Begin with the first line and repeat exactly through the line containing "const opxY = [337.3, 337.5, 336.1, 335.9, 334.8];"; leave every image out.

begin Source data

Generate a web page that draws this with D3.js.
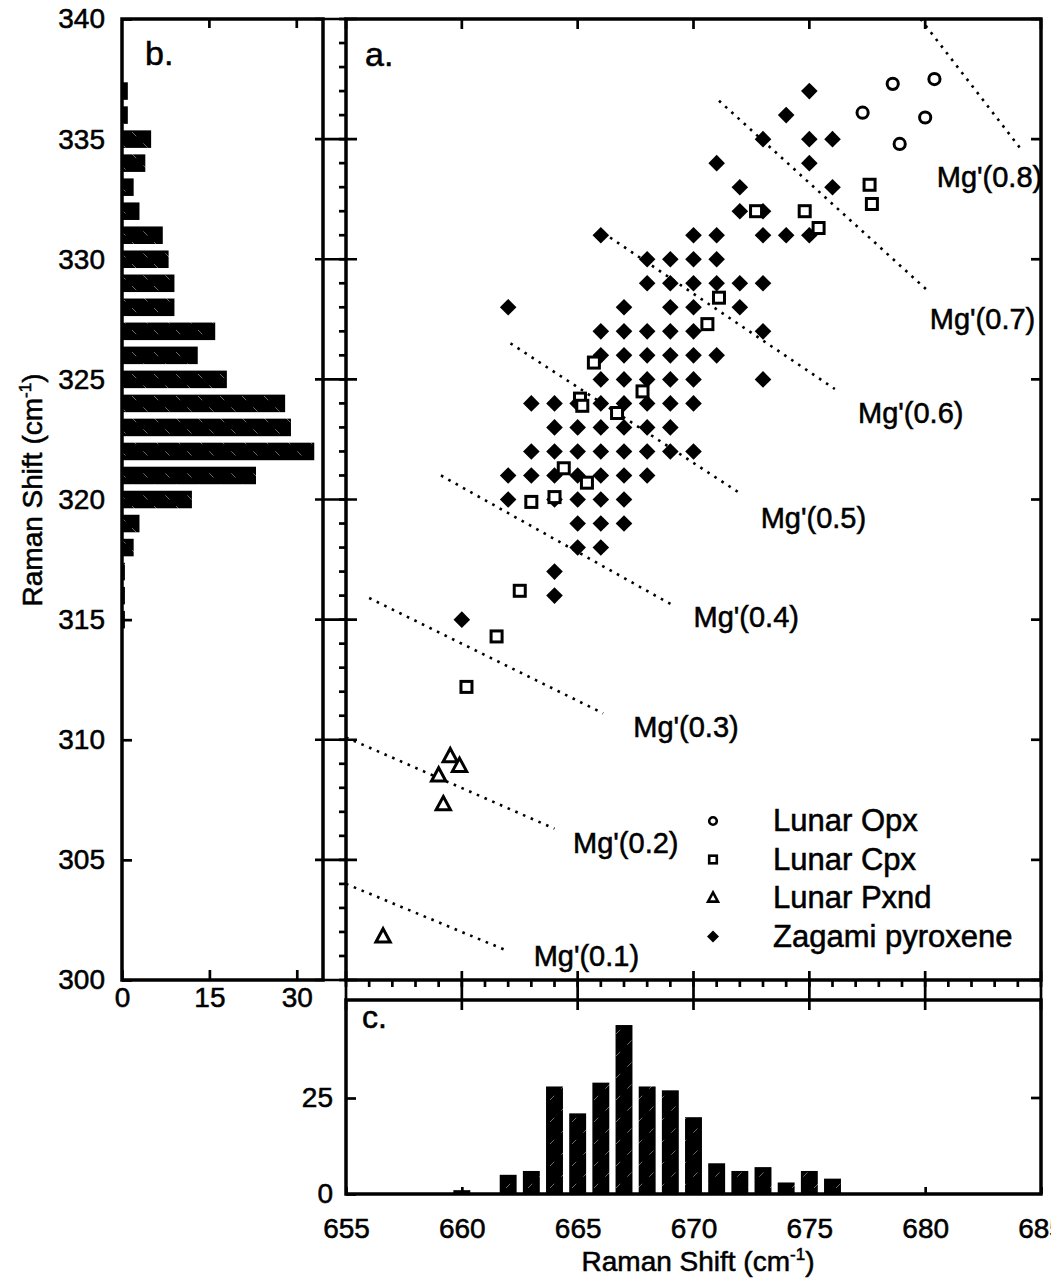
<!DOCTYPE html>
<html>
<head>
<meta charset="utf-8">
<script src="https://cdn.jsdelivr.net/npm/d3@7"></script>
<style>
  body { margin: 0; background: #fff; }
  svg { display: block; }
  text { stroke: #000; stroke-width: 0.55px; }
</style>
</head>
<body>
<div id="chart"></div>
<script>
// Zagami pyroxene grid: one entry per 320-band value, with the 670-band values found at it
const zagamiY = [315, 316, 317, 318, 319, 320, 321, 322, 323, 324, 325, 326,
                 327, 328, 329, 330, 331, 332, 333, 334, 335, 336, 337];
const zagamiX = [
  [660], [664], [664], [665, 666], [665, 666, 667],
  [662, 664, 665, 666, 667],
  [662, 663, 664, 665, 666, 667, 668],
  [663, 664, 665, 666, 667, 668, 669, 670],
  [664, 665, 666, 667, 668, 669],
  [663, 664, 665, 666, 667, 668, 669, 670],
  [666, 667, 668, 669, 670, 673],
  [666, 667, 668, 669, 670, 671],
  [666, 667, 668, 669, 670, 673],
  [662, 667, 669, 670, 672],
  [668, 669, 670, 671, 672, 673],
  [668, 669, 670, 671],
  [666, 670, 671, 673, 674, 675],
  [672, 673], [672, 676], [671, 675], [673, 675, 676], [674], [675]
];

const opxX = [678.6, 680.4, 677.3, 680.0, 678.9];
const opxY = [337.3, 337.5, 336.1, 335.9, 334.8];

const cpxX = [677.6, 677.7, 672.7, 674.8, 675.4, 671.1, 670.6, 665.7, 665.1, 665.2,
              667.8, 666.7, 664.4, 665.4, 663.0, 664.0, 662.5, 661.5, 660.2];
const cpxY = [333.1, 332.3, 332.0, 332.0, 331.3, 328.4, 327.3, 325.7, 324.2, 323.9,
              324.5, 323.6, 321.3, 320.7, 319.9, 320.1, 316.2, 314.3, 312.2];

const pxndX = [659.5, 659.9, 659.0, 659.2, 656.6];
const pxndY = [309.3, 308.9, 308.5, 307.3, 301.8];

// histogram b (320 band) and c (670 band)
const histBShift = [315, 316, 317, 318, 319, 320, 321, 322, 323, 324, 325, 326,
                    327, 328, 329, 330, 331, 332, 333, 334, 335, 336, 337];
const histBCount = [0.5, 0.5, 0.5, 2, 3, 12, 23, 33, 29, 28, 18, 13,
                    16, 9, 9, 8, 7, 3, 2, 4, 5, 1, 1];
const histCShift = [660, 662, 663, 664, 665, 666, 667, 668, 669, 670, 671, 672, 673, 674, 675, 676];
const histCCount = [1, 5, 6, 28, 21, 29, 44, 28, 27, 20, 8, 6, 7, 3, 6, 4];

// Mg' iso-lines
const mgLabels = ["Mg'(0.1)", "Mg'(0.2)", "Mg'(0.3)", "Mg'(0.4)", "Mg'(0.5)", "Mg'(0.6)", "Mg'(0.7)", "Mg'(0.8)"];
const mgStart = [[655.0, 304.0], [655.0, 310.1], [656.0, 315.9], [659.1, 321.0],
                 [662.1, 326.5], [666.1, 331.1], [671.1, 336.6], [679.8, 340.0]];
const mgEnd = [[662.0, 301.2], [664.0, 306.3], [666.1, 311.1], [669.1, 315.6],
               [672.1, 320.2], [676.1, 324.6], [680.1, 328.7], [684.2, 334.5]];
const mgLabelAt = [[663.1, 300.6], [664.8, 305.3], [667.4, 310.1], [670.0, 314.7],
                   [672.9, 318.8], [677.1, 323.2], [680.2, 327.1], [680.5, 333.0]];

const legendNames = ["Lunar Opx", "Lunar Cpx", "Lunar Pxnd", "Zagami pyroxene"];

const xMajor = d3.range(655, 686, 5);
const xMinor = d3.range(655, 686, 1);
const yMajor = d3.range(300, 341, 5);
const yMinor = d3.range(300, 341, 1);
const bTicks = [0, 15, 30];
const cTicks = [0, 25];

const FONT = "'Liberation Sans', Arial, Helvetica, sans-serif";
const W = 1051, H = 1279;

const main = {left: 346, right: 1041, top: 19, bottom: 980};
const panelB = {left: 122, right: 323};
const panelC = {top: 1000, bottom: 1194};

const x = d3.scaleLinear().domain([655, 685]).range([main.left, main.right]);
const y = d3.scaleLinear().domain([300, 340]).range([main.bottom, main.top]);
const xb = d3.scaleLinear().domain([0, 34.5]).range([panelB.left, panelB.right]);
const yc = d3.scaleLinear().domain([0, 50]).range([panelC.bottom, panelC.top + 2]);

const svg = d3.select("#chart").append("svg")
  .attr("width", W).attr("height", H)
  .attr("font-family", FONT);

const defs = svg.append("defs");
function hatch(id, dir) {
  const p = defs.append("pattern").attr("id", id)
    .attr("patternUnits", "userSpaceOnUse").attr("width", 22).attr("height", 22);
  p.append("rect").attr("width", 22).attr("height", 22).attr("fill", "#000");
  p.append("line")
    .attr("x1", 0).attr("y1", dir > 0 ? 22 : 0).attr("x2", 22).attr("y2", dir > 0 ? 0 : 22)
    .attr("stroke", "#fff").attr("stroke-width", 0.6).attr("stroke-dasharray", "6,10").attr("opacity", 0.7);
}
hatch("hatchB", -1);
hatch("hatchC", 1);

const tickW = 2.7;
function tickLine(x1, y1, x2, y2) {
  svg.append("line").attr("x1", x1).attr("y1", y1).attr("x2", x2).attr("y2", y2)
    .attr("stroke", "#000").attr("stroke-width", tickW);
}

function styleAxis(g, size) {
  g.select(".domain").remove();
  g.selectAll(".tick line").attr("stroke", "#000").attr("stroke-width", tickW);
  g.selectAll(".tick text").attr("fill", "#000").attr("font-size", size).attr("font-family", FONT);
}

// ---------- panel b: histogram of 320 band ----------
const bandB = 0.73;
svg.append("g").selectAll("rect")
  .data(histBShift.map((s, i) => ({s, c: histBCount[i]})))
  .enter().append("rect")
  .attr("x", xb(0))
  .attr("y", d => y(d.s + bandB / 2))
  .attr("width", d => xb(d.c) - xb(0))
  .attr("height", d => y(d.s - bandB / 2) - y(d.s + bandB / 2))
  .attr("fill", "url(#hatchB)");

svg.append("g")
  .attr("transform", `translate(${panelB.left},0)`)
  .call(d3.axisLeft(y).tickValues(yMajor).tickSize(-10).tickPadding(17).tickFormat(d3.format("d")))
  .call(g => styleAxis(g, 28));

svg.append("g")
  .attr("transform", `translate(0,${main.bottom})`)
  .call(d3.axisBottom(xb).tickValues(bTicks).tickSize(-10).tickPadding(7))
  .call(g => styleAxis(g, 28));

bTicks.filter(d => d > 0).forEach(d => tickLine(xb(d), main.top, xb(d), main.top + 9));

svg.append("rect")
  .attr("x", panelB.left).attr("y", main.top)
  .attr("width", panelB.right - panelB.left).attr("height", main.bottom - main.top)
  .attr("fill", "none").attr("stroke", "#000").attr("stroke-width", 3.5);

svg.append("text").attr("x", 145).attr("y", 65).attr("font-size", 34).text("b.");

// ---------- panel a: scatter ----------
yMinor.forEach(d => tickLine(main.left - 7, y(d), main.left, y(d)));
yMajor.forEach(d => tickLine(main.left - 31, y(d), main.left + 11, y(d)));
yMajor.forEach(d => tickLine(main.right - 10, y(d), main.right, y(d)));
xMinor.forEach(d => tickLine(x(d), main.bottom, x(d), main.bottom + 7));
xMajor.forEach(d => tickLine(x(d), main.bottom - 9, x(d), panelC.top + 10));
xMajor.forEach(d => tickLine(x(d), main.top, x(d), main.top + 10));

svg.append("g").selectAll("line")
  .data(mgStart.map((s, i) => ({s, e: mgEnd[i]})))
  .enter().append("line")
  .attr("x1", d => x(d.s[0])).attr("y1", d => y(d.s[1]))
  .attr("x2", d => x(d.e[0])).attr("y2", d => y(d.e[1]))
  .attr("stroke", "#000").attr("stroke-width", 2.6).attr("stroke-dasharray", "2.6,5.8");

svg.append("g").selectAll("text")
  .data(mgLabels.map((t, i) => ({t, p: mgLabelAt[i]})))
  .enter().append("text")
  .attr("x", d => x(d.p[0])).attr("y", d => y(d.p[1]))
  .attr("font-size", 29)
  .text(d => d.t);

const diamond = r => `M0,${-r}L${r},0L0,${r}L${-r},0Z`;
const triangle = s => `M0,${-s * 0.62}L${s * 0.55},${s * 0.4}L${-s * 0.55},${s * 0.4}Z`;

const zagami = zagamiY.flatMap((v, i) => zagamiX[i].map(u => [u, v]));
svg.append("g").selectAll("path")
  .data(zagami).enter().append("path")
  .attr("transform", d => `translate(${x(d[0])},${y(d[1])})`)
  .attr("d", diamond(8.3))
  .attr("fill", "#000");

svg.append("g").selectAll("rect")
  .data(cpxX.map((u, i) => [u, cpxY[i]])).enter().append("rect")
  .attr("x", d => x(d[0]) - 5.5).attr("y", d => y(d[1]) - 5.5)
  .attr("width", 11).attr("height", 11)
  .attr("fill", "#fff").attr("stroke", "#000").attr("stroke-width", 3);

svg.append("g").selectAll("circle")
  .data(opxX.map((u, i) => [u, opxY[i]])).enter().append("circle")
  .attr("cx", d => x(d[0])).attr("cy", d => y(d[1])).attr("r", 5.6)
  .attr("fill", "#fff").attr("stroke", "#000").attr("stroke-width", 3);

svg.append("g").selectAll("path")
  .data(pxndX.map((u, i) => [u, pxndY[i]])).enter().append("path")
  .attr("transform", d => `translate(${x(d[0])},${y(d[1])})`)
  .attr("d", triangle(13))
  .attr("fill", "#fff").attr("stroke", "#000").attr("stroke-width", 3).attr("stroke-linejoin", "miter");

// legend
const legend = svg.append("g").attr("transform", "translate(713,0)");
legendNames.forEach((name, i) => {
  const cy = 821 + i * 38.5;
  const g = legend.append("g").attr("transform", `translate(0,${cy})`);
  if (i === 0) g.append("circle").attr("r", 3.8).attr("fill", "#fff").attr("stroke", "#000").attr("stroke-width", 2.6);
  if (i === 1) g.append("rect").attr("x", -3.8).attr("y", -3.8).attr("width", 7.6).attr("height", 7.6)
    .attr("fill", "#fff").attr("stroke", "#000").attr("stroke-width", 2.6);
  if (i === 2) g.append("path").attr("d", triangle(9)).attr("fill", "#fff").attr("stroke", "#000").attr("stroke-width", 2.6);
  if (i === 3) g.append("path").attr("d", diamond(6)).attr("fill", "#000");
  legend.append("text").attr("x", 60).attr("y", cy + 10).attr("font-size", 31).text(name);
});

svg.append("rect")
  .attr("x", main.left).attr("y", main.top)
  .attr("width", main.right - main.left).attr("height", main.bottom - main.top)
  .attr("fill", "none").attr("stroke", "#000").attr("stroke-width", 3.5);

svg.append("text").attr("x", 365).attr("y", 66).attr("font-size", 34).text("a.");

// ---------- panel c: histogram of 670 band ----------
const bandC = 0.73;
svg.append("g").selectAll("rect")
  .data(histCShift.map((s, i) => ({s, c: histCCount[i]})))
  .enter().append("rect")
  .attr("x", d => x(d.s - bandC / 2))
  .attr("y", d => yc(d.c))
  .attr("width", d => x(d.s + bandC / 2) - x(d.s - bandC / 2))
  .attr("height", d => yc(0) - yc(d.c))
  .attr("fill", "url(#hatchC)");

svg.append("g")
  .attr("transform", `translate(0,${panelC.bottom})`)
  .call(d3.axisBottom(x).tickValues(xMajor).tickSize(-7).tickPadding(24).tickFormat(d3.format("d")))
  .call(g => styleAxis(g, 28));

svg.append("g")
  .attr("transform", `translate(${main.left},0)`)
  .call(d3.axisLeft(yc).tickValues(cTicks).tickSize(-10).tickPadding(13))
  .call(g => styleAxis(g, 28));

cTicks.filter(d => d > 0).forEach(d => tickLine(main.right - 10, yc(d), main.right, yc(d)));

svg.append("rect")
  .attr("x", main.left).attr("y", panelC.top)
  .attr("width", main.right - main.left).attr("height", panelC.bottom - panelC.top)
  .attr("fill", "none").attr("stroke", "#000").attr("stroke-width", 3.5);

svg.append("text").attr("x", 362).attr("y", 1028).attr("font-size", 32).text("c.");

// ---------- axis titles ----------
function title(sel) {
  sel.attr("font-size", 28).attr("text-anchor", "middle");
  sel.append("tspan").text("Raman Shift (cm");
  sel.append("tspan").attr("font-size", 17).attr("dy", -11).text("-1");
  sel.append("tspan").attr("dy", 11).text(")");
}
svg.append("text").attr("x", 698).attr("y", 1271).call(title);
svg.append("text").attr("transform", "translate(42,490) rotate(-90)").call(title);
</script>
</body>
</html>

end Source data

▶ _Response for this exercise_
Generate a web page that draws this with D3.js.
<!DOCTYPE html>
<html>
<head>
<meta charset="utf-8">
<script src="https://cdn.jsdelivr.net/npm/d3@7"></script>
<style>
  body { margin: 0; background: #fff; }
  svg { display: block; }
  text { stroke: #000; stroke-width: 0.55px; }
</style>
</head>
<body>
<div id="chart"></div>
<script>
// Zagami pyroxene grid: one entry per 320-band value, with the 670-band values found at it
const zagamiY = [315, 316, 317, 318, 319, 320, 321, 322, 323, 324, 325, 326,
                 327, 328, 329, 330, 331, 332, 333, 334, 335, 336, 337];
const zagamiX = [
  [660], [664], [664], [665, 666], [665, 666, 667],
  [662, 664, 665, 666, 667],
  [662, 663, 664, 665, 666, 667, 668],
  [663, 664, 665, 666, 667, 668, 669, 670],
  [664, 665, 666, 667, 668, 669],
  [663, 664, 665, 666, 667, 668, 669, 670],
  [666, 667, 668, 669, 670, 673],
  [666, 667, 668, 669, 670, 671],
  [666, 667, 668, 669, 670, 673],
  [662, 667, 669, 670, 672],
  [668, 669, 670, 671, 672, 673],
  [668, 669, 670, 671],
  [666, 670, 671, 673, 674, 675],
  [672, 673], [672, 676], [671, 675], [673, 675, 676], [674], [675]
];

const opxX = [678.6, 680.4, 677.3, 680.0, 678.9];
const opxY = [337.3, 337.5, 336.1, 335.9, 334.8];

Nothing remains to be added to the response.